MARTHA COLBURN

False beliefs






To discover her in the last L’Alternativa Festival de Cinema Independent de Barcelona 2010 was really stimulating for all the cinema lovers. Martha Colburn’s fascinating Triumph of the wild (2010) was awarded exaequo as the best short film. It’s an intense animation collage about American history in which a landscape full of beasts is the frame of human life drawing a source of contradictions between prey and hunter, civilized and wild, horror and idealism, each one as faces of the same reality.

Martha Colburn was born in Gettysburg and she studied at the College of Art of Baltimore. After that, she studied at the Amsterdam’s Rijksakademie and she began to explore the creative possibilities of 8 and 16 mm filming in combination with existent material in order to recreate it and complement it around collages with a strong aesthetics and a deep content always resulting in a vibrating rhythm and handmade air films.

Myth labs (2008) was showed at the same festival in the 2009 edition. “This is a film about fear, paranoia, faith and loss of faith and salvation. ‘Myth labs’ takes place in the American frontier and wilderness. Similarly to Meth addicts in rural America, for the Puritans the wilderness represented a place of their damnation and their ultimate resurrection synonymously. Through blending these two times in American history, I attempt to illuminate the idea that the lure of this drug for contemporary rural inhabitants is rooted in our earliest consciousness-forming experiences as settlers in a state of spiritual and physical emergency. Overly fervent faith and addiction alike, can change one from mere mortal to Superman to scarecrow. Just as a ‘wolf in sheeps clothing’ these two vices (or devices) of salvation can have devastating consequences.” Religion as the sheep’s skill that hides the wolf inside us, faith as an excuse for destroying the other in the fight for power and imposing superstitions and dogmas as a rule of control.

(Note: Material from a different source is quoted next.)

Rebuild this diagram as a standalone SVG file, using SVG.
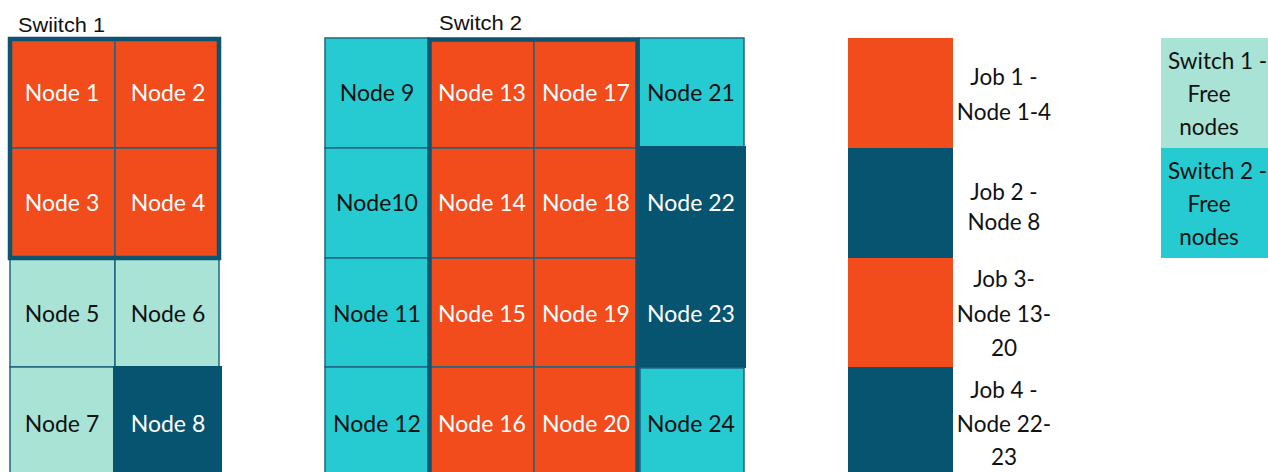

Visually her films are always rich in nuances, colours and textures. As a handmade work, it’s experienced as less artificial than the actual digital animation that dominates the market always looking for an excessively cold perfection. In Martha Colburn’s films one can perceive her creative pulse beat and a convulse soul full of questions that surface in frenetic rhythms and all the music she uses as a soundtrack. In her works art breaths, trembles with emotion, doubts, lives.